Upslope Capital Management a recensé jusqu’à mi-janvier 21 transactions dans la voiture électrique, totalisant une valeur d’entreprise de 120 Mds$, pour des ventes de 700 M$. Soit un ratio valeur d’entreprise/ventes de 16x en 2022 (en prenant en compte une croissance des ventes annualisée de 230%), en ligne avec Tesla. Mais à la différence de Tesla, la majorité des SPAC n’ont pas la taille critique pour survivre.

Les investisseurs sont très (trop) optimistes sur le futur.

Sociétés non profitables

L’indice Non-profitable Technology Index établi par Goldman Sachs en 2014 est constitué de sociétés américaines cotées dans des secteurs novateurs (technologie). Il a été multiplié par près de cinq en dix mois (après avoir fait du surplace durant six ans). Preuve s’il en est que les fondamentaux ne comptent plus…

Tesla et le bitcoin, une bulle dans la bulle

La valeur boursière attribuée à une voiture Tesla est de 1 600 000 $, contre 9 000 $ pour GM, donc 180 fois plus élevée.

Par ailleurs, le patron de Tesla (Elon Musk) a récemment annoncé avoir investi 1,5 Md$ de trésorerie dans le bitcoin (et également accepter les paiements en bitcoins).
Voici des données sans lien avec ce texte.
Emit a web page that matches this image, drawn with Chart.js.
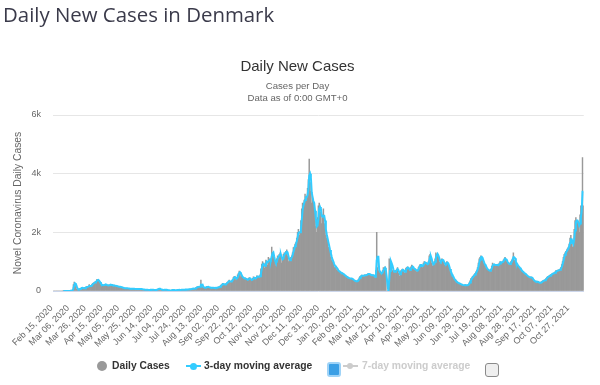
<!DOCTYPE html>
<html>
<head>
<meta charset="utf-8">
<script src="https://cdn.jsdelivr.net/npm/chart.js@4/dist/chart.umd.min.js"></script>
<style>
  html, body { margin:0; padding:0; background:#fff; }
  #wrap { position:relative; width:600px; height:385px; overflow:hidden; }
  #c { position:absolute; left:0; top:0; }
  #pageTitle { position:absolute; left:3px; top:0; font-family:"Open Sans", sans-serif; font-size:20.4px; line-height:28px; color:#3a3a4a; white-space:nowrap; }
  .lg { position:absolute; font-family:"Liberation Sans", Arial, sans-serif; font-weight:bold; font-size:10.3px; line-height:12px; white-space:nowrap; }
</style>
</head>
<body>
<div id="wrap">
  <canvas id="c" width="595" height="385"></canvas>
  <div id="pageTitle">Daily New Cases in Denmark</div>
  <!-- legend -->
  <div style="position:absolute;left:97px;top:361px;width:10px;height:10px;border-radius:50%;background:#999;"></div>
  <div class="lg" style="left:112px;top:360px;color:#333;">Daily Cases</div>
  <div style="position:absolute;left:186px;top:365px;width:15px;height:2px;background:#33ccff;"></div>
  <div style="position:absolute;left:190px;top:362.5px;width:7px;height:7px;border-radius:50%;background:#33ccff;"></div>
  <div class="lg" style="left:204px;top:360px;color:#333;">3-day moving average</div>
  <div style="position:absolute;left:327px;top:362px;width:10px;height:11px;border:2px solid #9fd3f7;border-radius:3px;background:#3b9fe5;"></div>
  <div style="position:absolute;left:343px;top:365px;width:15px;height:2px;background:#cccccc;"></div>
  <div style="position:absolute;left:347px;top:363px;width:6px;height:6px;border-radius:50%;background:#cccccc;"></div>
  <div class="lg" style="left:362px;top:360px;color:#cccccc;">7-day moving average</div>
  <div style="position:absolute;left:485px;top:363px;width:12px;height:12px;border:1px solid #8a8a8a;border-radius:3px;background:#efefef;"></div>
</div>
<script>
// ---- data (daily new cases) ----
const startDate = [2020, 1, 15]; // Feb 15, 2020 (month 0-based)
const feb2020 = [0,0,0,0,0,0,0,0,0,0,0,0,1,0,1];
const mar2020 = [1,0,1,5,5,10,13,1,54,220,300,260,150,60,40,35,75,85,95,120,105,60,115,115,130,150,140,155,215,135,175];
const apr2020 = [220,260,270,290,310,330,390,380,360,300,250,210,205,190,200,210,230,215,190,180,200,210,195,230,185,190,170,200,180,170];
const may2020 = [160,150,140,150,145,120,130,110,100,95,90,100,95,90,85,80,75,70,80,85,70,75,70,65,70,75,60,65,70,65,60];
const jun2020 = [55,50,45,40,45,50,35,30,40,45,40,35,45,40,30,35,50,45,55,70,95,60,45,40,35,40,50,45,40,35];
const jul2020 = [30,25,20,15,25,30,40,35,30,20,25,30,40,45,35,30,40,50,45,35,40,55,60,50,45,60,65,55,70,75,80];
const aug2020 = [90,60,95,120,130,140,150,150,130,370,150,140,120,110,100,130,150,130,140,120,110,100,120,105,110,100,110,95,120,125,130];
const sep2020 = [130,170,200,210,260,240,190,230,250,280,300,340,370,280,330,350,400,470,500,450,380,430,550,600,680,640,480,500,460,420];
const oct2020 = [420,450,400,380,350,430,460,400,390,340,430,480,450,390,470,520,500,470,480,550,760,920,1000,850,770,950,1050,1000,880,1150,1100];
const nov2020 = [950,1100,1500,1250,1200,1050,850,1000,1100,1200,1150,1250,1300,1180,950,1100,1250,1300,1280,1350,1400,1200,1000,1050,1100,1150,1200,1300,1480,1500];
const dec2020 = [1600,1650,1800,2000,2100,1900,2000,2400,2800,3000,2900,3100,3300,3200,3100,3500,3800,4500,3700,3400,3000,3200,3000,2800,2400,2200,2000,2500,2900,3000,2700];
const jan2021 = [2700,2300,2600,2800,2300,2100,1900,1800,1700,1500,1400,1300,1150,1050,1000,950,800,820,850,720,700,680,650,640,600,620,580,560,540,500,500];
const feb2021 = [470,450,430,440,420,430,420,390,360,350,340,330,320,350,400,450,500,520,540,500,520,540,550,530,560,580,590,560];
const mar2021 = [560,540,520,550,540,480,430,700,2000,800,700,650,620,600,580,700,800,750,820,600,0,0,0,1100,950,1000,880,700,650,620,700];
const apr2021 = [700,750,800,600,500,620,700,720,750,680,600,700,780,800,820,760,700,680,820,880,800,750,720,760,700,650,720,800,850,900];
const may2021 = [900,850,800,950,1000,980,950,900,880,1000,1200,1250,1100,950,850,900,1000,1100,1300,1250,1250,1150,1000,950,1050,1100,1050,1000,900,880,950];
const jun2021 = [1000,950,850,750,650,600,550,480,420,380,350,320,300,280,260,250,240,220,210,200,190,200,210,200,190,200,230,280,350,420];
const jul2021 = [450,500,520,560,600,650,700,800,950,1100,1150,1200,1150,1050,950,900,850,800,750,720,700,700,680,750,850,950,900,880,870,900,880];
const aug2021 = [900,850,950,1000,980,950,1000,1050,1100,1150,1050,1000,950,900,950,900,1000,1050,1100,1300,1050,1000,950,900,850,820,800,750,700,680,650];
const sep2021 = [620,600,580,550,520,500,480,470,460,480,450,400,350,330,320,310,330,300,290,280,270,300,320,340,360,370,380,420,460,490];
const oct2021 = [500,520,540,560,580,600,610,600,650,700,680,700,720,710,750,800,900,1000,1150,1250,1300,1350,1400,1450,1500,1600,1800,1900,1600,1500,1700];
const nov2021 = [2100,2400,2500,2300,2400,2300,2000,2600,2900,2700,4550,2900];

const tickLabels = ["Feb 15, 2020","Mar 06, 2020","Mar 26, 2020","Apr 15, 2020","May 05, 2020","May 25, 2020","Jun 14, 2020","Jul 04, 2020","Jul 24, 2020","Aug 13, 2020","Sep 02, 2020","Sep 22, 2020","Oct 12, 2020","Nov 01, 2020","Nov 21, 2020","Dec 11, 2020","Dec 31, 2020","Jan 20, 2021","Feb 09, 2021","Mar 01, 2021","Mar 21, 2021","Apr 10, 2021","Apr 30, 2021","May 20, 2021","Jun 09, 2021","Jun 29, 2021","Jul 19, 2021","Aug 08, 2021","Aug 28, 2021","Sep 17, 2021","Oct 07, 2021","Oct 27, 2021"];

const daily = [].concat(feb2020, mar2020, apr2020, may2020, jun2020, jul2020, aug2020, sep2020, oct2020, nov2020, dec2020,
  jan2021, feb2021, mar2021, apr2021, may2021, jun2021, jul2021, aug2021, sep2021, oct2021, nov2021);

// categories: one date per daily value
const MON = ["Jan","Feb","Mar","Apr","May","Jun","Jul","Aug","Sep","Oct","Nov","Dec"];
const labels = daily.map((_, i) => {
  const d = new Date(Date.UTC(startDate[0], startDate[1], startDate[2] + i));
  return MON[d.getUTCMonth()] + " " + String(d.getUTCDate()).padStart(2, "0") + ", " + d.getUTCFullYear();
});

// 3-day moving average of the daily series (trailing), shown from the first reported case
const firstCase = daily.findIndex(v => v > 0);
const ma3 = daily.map((v, i) => {
  if (i < firstCase || i < 2) return null;
  return (daily[i] + daily[i - 1] + daily[i - 2]) / 3;
});
const tickSet = new Set(tickLabels);

Chart.defaults.font.family = '"Liberation Sans", Arial, sans-serif';

new Chart(document.getElementById('c'), {
  data: {
    labels: labels,
    datasets: [
      { type: 'line', label: '3-day moving average', data: ma3, borderColor: '#33ccff', borderWidth: 2,
        pointRadius: 0, fill: false, tension: 0, order: 0, spanGaps: false },
      { type: 'bar', label: 'Daily Cases', data: daily, backgroundColor: '#999999', borderWidth: 0,
        barPercentage: 1, categoryPercentage: 1, order: 1 }
    ]
  },
  options: {
    responsive: false,
    animation: false,
    events: [],
    layout: { padding: { top: 0, left: 0, right: 0, bottom: 34 } },
    plugins: {
      legend: { display: false },
      tooltip: { enabled: false },
      title: { display: true, text: 'Daily New Cases', color: '#333333',
        font: { size: 15, weight: 'normal', lineHeight: 1.2 }, padding: { top: 58, bottom: 4 } },
      subtitle: { display: true, text: ['Cases per Day', 'Data as of 0:00 GMT+0'], color: '#666666',
        font: { size: 9.6, lineHeight: 1.25 }, padding: { top: 0, bottom: 11 } }
    },
    scales: {
      x: {
        grid: { display: false },
        border: { color: '#ccd6eb' },
        ticks: {
          autoSkip: false, minRotation: 45, maxRotation: 45, color: '#666666', font: { size: 9 }, padding: 4,
          labelOffset: -2,
          callback: function (v, i) { const l = labels[i]; return tickSet.has(l) ? l : ''; }
        },
        afterFit: function (s) { s.height = 60; }
      },
      y: {
        min: 0, max: 6000,
        grid: { color: '#e6e6e6', drawTicks: false },
        border: { display: false },
        ticks: { stepSize: 2000, color: '#666666', font: { size: 9 }, padding: 12,
          callback: function (v) { return v === 0 ? '0' : (v / 1000) + 'k'; } },
        title: { display: true, text: 'Novel Coronavirus Daily Cases', color: '#666666',
          font: { size: 10.3 }, padding: { top: 12, bottom: 0 } },
        afterFit: function (s) { s.width = 53; }
      },
      yPad: {
        position: 'right', display: true, min: 0, max: 1,
        grid: { display: false, drawTicks: false }, border: { display: false },
        ticks: { display: false },
        afterFit: function (s) { s.width = 8; }
      }
    }
  }
});
</script>
</body>
</html>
L’annonce a fait bondir la cryptomonnaie de 14%, à plus de 44 000 $, dépassant de fait les 800 Mds$ de capitalisation (soit la capitalisation boursière de Tesla).

Un monde d’exubérance – mais pour combien de temps encore ?

Le risque sur les marchés survient toujours lorsqu’un flux d’argent important vient former des prix anticipant un scénario extrêmement optimiste. Nous y sommes.

Depuis l’arrivée du coronavirus il y a un an, de nombreuses bulles se sont formées. Personne ne croit à un krach imminent, en raison du soutien des banques centrales qui continuent de repousser les problèmes en alimentant un monde de bulles.

L’argent déversé, après tout, doit bien aller quelque part ; il ne va pas disparaître d’un coup de baguette magique. Les investisseurs « grenouilles » pensent ainsi pouvoir rester dans le bain jusqu’au dernier moment, espérant en sortir à la dernière minute et ne pas être ébouillantés. Un pari risqué.